Although there are nine branch libraries open for in-person access with the Pasadena Central Library closed, the access to books and periodicals, collections, language arts, career and personal development programs, computers, and the Internet is limited without access to the collections and resources of Central. In addition, the services, events, public gatherings, special events and safe spaces for gathering at Central are gone.

On Monday, the Pasadena City Council voted 6-2 to place a $195 million general obligation bond measure on the November ballot, betting that voters will see the value in preserving and strengthening the historic library as both a civic icon and a vital public resource.

“Central Library is not just a building; it is the hub and core of service delivery for Pasadena’s venerated library system,” said City spokesperson Lisa Derderian.

The bond would fund a comprehensive “Recommended Scope” retrofit, which would include not only the essential seismic and fire safety upgrades needed to reopen but also the replacement of the building’s aging mechanical, electrical, plumbing, and technology systems and the renovation of its interior to meet modern library needs.

Mayor Victor Gordo framed the investment as a matter of upholding Pasadena’s identity and values in the face of adversity.

“To not invest in the library would actually be a step backwards,” he argued. “Many communities would say, we’re not going to do that. We’re not going to invest in our historic structures… And then they lose a part of their identity, they lose a part of their values, and pretty soon they lose themselves.”

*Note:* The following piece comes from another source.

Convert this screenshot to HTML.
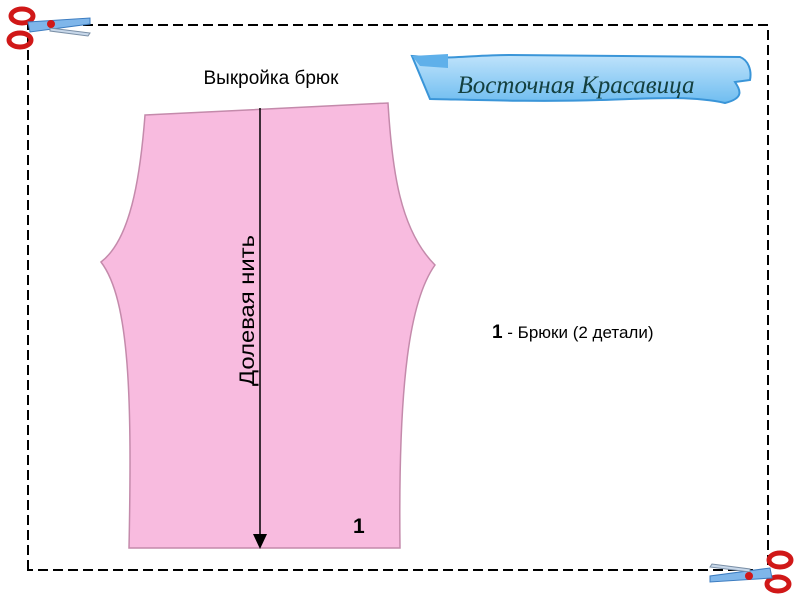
<!DOCTYPE html>
<html><head><meta charset="utf-8"><style>
html,body{margin:0;padding:0;background:#fff;width:800px;height:600px;overflow:hidden}
</style></head><body>
<svg width="800" height="600" viewBox="0 0 800 600" xmlns="http://www.w3.org/2000/svg" font-family="Liberation Sans, sans-serif">
<defs>
<linearGradient id="rb" x1="0" y1="0" x2="0" y2="1">
<stop offset="0" stop-color="#bfe3fb"/><stop offset="1" stop-color="#6fbdf0"/></linearGradient>
</defs>
<path d="M28 570 V25 H768 V570 Z" fill="none" stroke="#000" stroke-width="2" stroke-dasharray="10,5"/>
<path d="M145 115 L388 103 C392 170 400 230 435 265 C410 300 398 380 400 548 L129 548 C132 400 130 300 101 262 C130 240 140 180 145 115 Z" fill="#f8bbdf" stroke="#c48aab" stroke-width="1.5"/>
<line x1="260" y1="108" x2="260" y2="536" stroke="#000" stroke-width="1.5"/>
<polygon points="253,534 267,534 260,549" fill="#000"/>
<text x="271" y="84" font-size="19" text-anchor="middle">Выкройка брюк</text>
<text transform="translate(254,386) rotate(-90)" font-size="21" textLength="151" lengthAdjust="spacingAndGlyphs">Долевая нить</text>
<text x="492" y="338" font-size="17"><tspan font-weight="bold" font-size="19">1</tspan> - Брюки (2 детали)</text>
<text x="353" y="533" font-size="21" font-weight="bold">1</text>
<path d="M412 56 C450 60 470 55 510 55 L740 57 C748 60 752 70 750 80 L735 82 C740 90 745 98 725 103 C690 95 640 99 600 100 C540 102 480 100 430 99 Z" fill="url(#rb)" stroke="#3a95d8" stroke-width="2"/>
<path d="M412 56 L448 54 L448 68 L420 66 Z" fill="#5fb0ea"/>
<text x="576" y="93" font-size="25" font-family="Liberation Serif, serif" font-style="italic" fill="#14403f" text-anchor="middle" textLength="237" lengthAdjust="spacingAndGlyphs">Восточная Красавица</text>
<g>
<ellipse cx="22" cy="16" rx="11" ry="7" fill="none" stroke="#d01818" stroke-width="5"/>
<ellipse cx="20" cy="40" rx="11" ry="7" fill="none" stroke="#d01818" stroke-width="5"/>
<path d="M28 22 L90 18 L90 24 L30 32 Z" fill="#7fb6ea" stroke="#3c7cc0"/>
<path d="M50 28 L90 33 L88 36 L50 31 Z" fill="#c8d8ea" stroke="#7a8fa6"/>
<circle cx="51" cy="24" r="4" fill="#d01818"/>
</g>
<g transform="translate(800,600) scale(-1,-1)">
<ellipse cx="22" cy="16" rx="11" ry="7" fill="none" stroke="#d01818" stroke-width="5"/>
<ellipse cx="20" cy="40" rx="11" ry="7" fill="none" stroke="#d01818" stroke-width="5"/>
<path d="M28 22 L90 18 L90 24 L30 32 Z" fill="#7fb6ea" stroke="#3c7cc0"/>
<path d="M50 28 L90 33 L88 36 L50 31 Z" fill="#c8d8ea" stroke="#7a8fa6"/>
<circle cx="51" cy="24" r="4" fill="#d01818"/>
</g>
</svg>
</body></html>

However, the bond’s $195 million price tag, which would be repaid through a 30-year property tax increase averaging $30 per $100,000 of assessed value, has raised concerns for some city leaders.

Councilmembers Jess Rivas and Jason Lyon, who cast the lone dissenting votes against placing the measure on the ballot, questioned whether the costly library retrofit should take precedence over other pressing priorities like housing and poverty reduction.

“We have $200 million in capital projects we have identified,” Lyon noted. “We have another hundred or more that needs to go into the Rose Bowl. And even though it’s a slightly different thing, we would never, ever, I don’t think we would ever seriously entertain taking on debt in this city to make sure that people are not living in poverty are not housed.”

Nonetheless, recent polling suggests that Pasadena voters may be willing to shoulder the extra tax burden to save the Central Library.

In an April survey of likely voters, 69% said they would definitely or probably vote yes on a $195 million library bond.

The survey also underscored the library’s enduring importance to the community, with nine in ten respondents agreeing that it is a vital architectural, historical, and cultural asset that needs repair.

Councilmember Felicia Williams agreed and reminded everyone what the library offers to residents and not be shortsighted.

“A child has an opportunity to learn and to read, and to grow, and it changes their job opportunities. It changes the way one can support their families.” She followed up with, “This is a long-term investment in our youth and our future. We are changing the future.”

If the City of Pasadena issues a general obligation (GO) bond of $195 million, the annual debt service would be approximately $12 million, with an average levy of $30 per $100,000 of assessed valuation for 30 years.

GO bonds have historically provided cities and local agencies with the lowest borrowing costs among the types of long-term bonds.

GO bonds are voter-approved and backed by a promise to levy ad valorem property taxes in an amount necessary to pay debt service.

GO bonds require two-thirds voter approval. The City of Pasadena last utilized a GO bond in 1986 to fund the construction of the police department building.

The City Council will revisit the project in July 2024 to finalize the decision on placing the GO bond measure on the ballot.

If the bond passes, Pasadena aims to complete detailed construction plans by spring 2025, break ground that summer, and unveil a seismically sound and thoroughly modern Central Library by fall 2028.